From the
office of one of our dramatic critics the view is negligible (being
but a hardy brick wall), but the critic, debonair creature, has a
small mirror of his own, so there one manages the ticklish business
of the cravat. And from our own kennel, where are transacted the
last touches (transfer of pipe, tobacco, matches, Long Island
railroad timetable, commutation ticket, etc., to the other pockets)

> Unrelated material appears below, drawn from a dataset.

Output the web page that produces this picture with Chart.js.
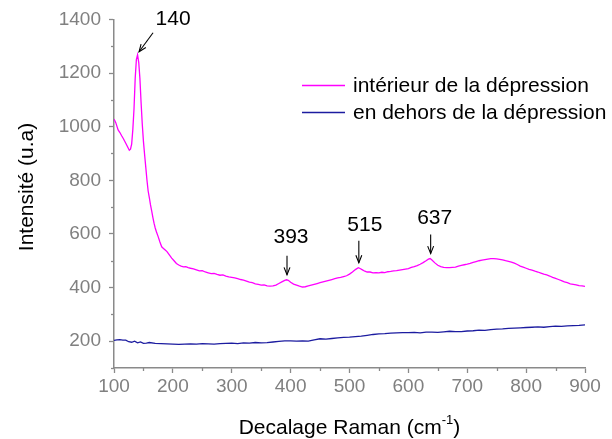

there is a heavenly purview of those tall cliffs of lower Broadway,
nobly terraced into the soft, translucent sky. In that exquisite
clarity and sharpness of New York's evening light are a loveliness
and a gallantry hardly to be endured. At seven o'clock of a May
evening it is poetry unspeakable. O magnificent city (one says),
there will come a day when others will worship and celebrate your
mystery; and when not one of them will know or care how much I loved
you. But these words, obscure and perishable, I leave you as a
testimony that I also understood.
She cannot be merely the cruel Babel they like to describe her: the
sunset light would not gild her so tenderly.
* * * * *
It was a great relief to us yesterday evening to see a man reading a
book in the subway. We have undergone so many embarrassments trying
to make out the titles of the books the ladies read, without running
afoul of the Traveller's Aid Society, that we heaved a sigh of
relief and proceeded to stalk our quarry with a light heart.